Rational values of trigonometric functions

Niven's Theorem: If $x/\pi$ (in radians) and $\sin x$ are both rational, then the sine takes values $0$, $\pm 1/2$, and $\pm 1$.

Obviously, angle in radians is a rational multiple of $\pi$ iff angle in degrees is rational.

Let us take the Pythagorean theorem $a^2 + b^2 = c^2$ and divide both sides by $c^2$ to get $\frac{a^2}{c^2} + \frac{b^2}{c^2} = 1$. Now, we can use the well-known relationship between sine and cosine: $\sin^2(x) + \cos^2 (x) = 1$, and let $\sin(x) = \frac{a^2}{c^2}$, and $\cos(x) = \frac{b^2}{c^2}$.

Since the hypotenuse of a triangle is always longer than the two legs, $\frac{a^2}{c^2}, \frac{b^2}{c^2} < 1$. Therefore, there exists a bijection between one triplet of $a,b,c$ and $\frac{a^2}{c^2}, \frac{b^2}{c^2}$, and at least one value of $\frac{a^2}{c^2}, \frac{b^2}{c^2}$ for $\sin(x)$.
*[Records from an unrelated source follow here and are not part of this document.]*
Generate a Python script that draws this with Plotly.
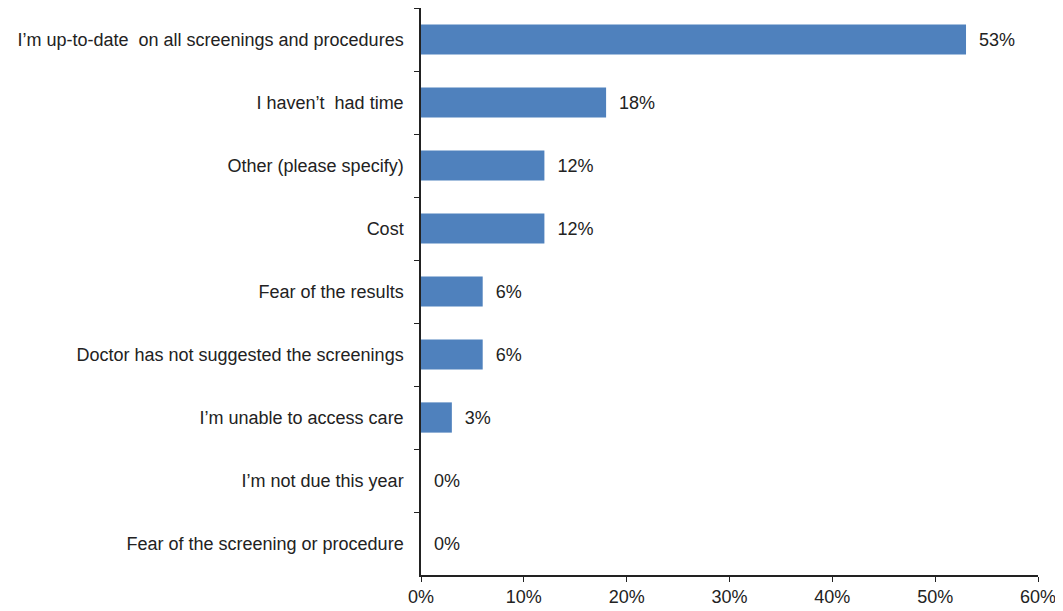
import plotly.graph_objects as go

categories = [
    "I\u2019m up-to-date  on all screenings and procedures",
    "I haven\u2019t  had time",
    "Other (please specify)",
    "Cost",
    "Fear of the results",
    "Doctor has not suggested the screenings",
    "I\u2019m unable to access care",
    "I\u2019m not due this year",
    "Fear of the screening or procedure",
]
values = [0.53, 0.18, 0.12, 0.12, 0.06, 0.06, 0.03, 0.0, 0.0]
x_ticks = [0, 0.1, 0.2, 0.3, 0.4, 0.5, 0.6]
x_tick_labels = ["0%", "10%", "20%", "30%", "40%", "50%", "60%"]

font = "Liberation Sans, Arial, sans-serif"
ink = "#222222"

fig = go.Figure(go.Bar(
    x=values,
    y=categories,
    orientation="h",
    marker=dict(color="#4F81BD", line=dict(width=0)),
    width=0.48,
    texttemplate="  %{x:.0%}",
    textposition="outside",
    cliponaxis=False,
    textfont=dict(family=font, size=18, color=ink),
))

fig.update_layout(
    width=1063, height=611,
    margin=dict(l=413, r=33, t=0, b=44),
    paper_bgcolor="white", plot_bgcolor="white",
    showlegend=False,
    font=dict(family=font, size=18, color=ink),
    xaxis=dict(
        range=[0, 0.6], tickvals=x_ticks, ticktext=x_tick_labels,
        showgrid=False, zeroline=False, showline=True, linecolor="#222",
        linewidth=1.5, ticks="outside", ticklen=5, tickcolor="#222",
        tickfont=dict(family=font, size=18, color=ink),
    ),
    yaxis=dict(
        categoryorder="array", categoryarray=categories, autorange="reversed",
        showgrid=False, showline=True, linecolor="#222", linewidth=1.5,
        ticks="outside", ticklen=5, tickcolor="#222", tickson="boundaries",
        ticklabelstandoff=12,
        tickfont=dict(family=font, size=18, color=ink),
    ),
    bargap=0.52,
)

fig.write_html("out.html")
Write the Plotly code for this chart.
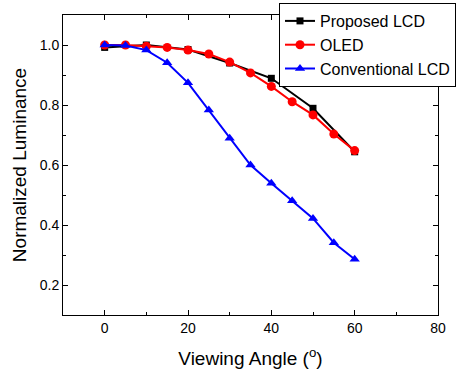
import plotly.graph_objects as go

angles_black = [0, 10, 20, 30, 40, 50, 60]
proposed_lcd = [0.992, 1.0, 0.985, 0.94, 0.889, 0.789, 0.644]

angles = [0, 5, 10, 15, 20, 25, 30, 35, 40, 45, 50, 55, 60]
oled = [1.0, 1.0, 0.996, 0.992, 0.983, 0.97, 0.943, 0.907, 0.862, 0.811, 0.767, 0.703, 0.648]
conventional_lcd = [1.0, 0.998, 0.983, 0.941, 0.874, 0.783, 0.689, 0.6, 0.539, 0.481, 0.422, 0.341, 0.286]

x_ticks = [0, 20, 40, 60, 80]
y_ticks = [0.2, 0.4, 0.6, 0.8, 1.0]
y_tick_labels = ["0.2", "0.4", "0.6", "0.8", "1.0"]

fig = go.Figure()
fig.add_trace(go.Scatter(x=angles_black, y=proposed_lcd, name="Proposed LCD",
                         mode="lines+markers", line=dict(color="black", width=2),
                         marker=dict(symbol="square", size=7, color="black")))
fig.add_trace(go.Scatter(x=angles, y=oled, name="OLED",
                         mode="lines+markers", line=dict(color="red", width=2),
                         marker=dict(symbol="circle", size=9, color="red")))
fig.add_trace(go.Scatter(x=angles, y=conventional_lcd, name="Conventional LCD",
                         mode="lines+markers", line=dict(color="blue", width=2),
                         marker=dict(symbol="triangle-up", size=9, color="blue")))

axis_common = dict(showline=True, linecolor="black", linewidth=1, mirror="ticks",
                   ticks="inside", ticklen=5, tickwidth=1, tickcolor="black",
                   showgrid=False, zeroline=False,
                   tickfont=dict(family="Liberation Sans, Arial", size=14, color="black"))

fig.update_xaxes(range=[-10, 80], tickvals=x_ticks,
                 minor=dict(dtick=10, ticks="inside", ticklen=3, tickcolor="black", showgrid=False),
                 title=dict(text="Viewing Angle (<sup>o</sup>)",
                            font=dict(family="Liberation Sans, Arial", size=19, color="black"),
                            standoff=16),
                 **axis_common)
fig.update_yaxes(range=[0.1, 1.1], tickvals=y_ticks, ticktext=y_tick_labels,
                 minor=dict(dtick=0.1, ticks="inside", ticklen=3, tickcolor="black", showgrid=False),
                 title=dict(text="Normalized Luminance",
                            font=dict(family="Liberation Sans, Arial", size=19, color="black"),
                            standoff=8),
                 **axis_common)

fig.update_layout(
    width=458, height=372,
    margin=dict(l=63, r=20, t=15, b=57, autoexpand=False),
    plot_bgcolor="white", paper_bgcolor="white",
    font=dict(family="Liberation Sans, Arial", color="black"),
    legend=dict(x=0.576, y=1.04, xanchor="left", yanchor="top",
                bordercolor="black", borderwidth=1, bgcolor="white",
                font=dict(family="Liberation Sans, Arial", size=16, color="black"),
                tracegroupgap=0, itemwidth=30),
    showlegend=True,
)

fig.write_html("out.html")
One example using a $3,4,5$ triangle shows that $\cos(x) = \frac{9}{25}$, and using the second equation $\sin(x) = \frac{16}{25}$. As a bonus, since there are infinitely many Pythagorean triples, this shows that there are infinitely many values of $\sin(x)$ and $\cos(x)$ that are rational.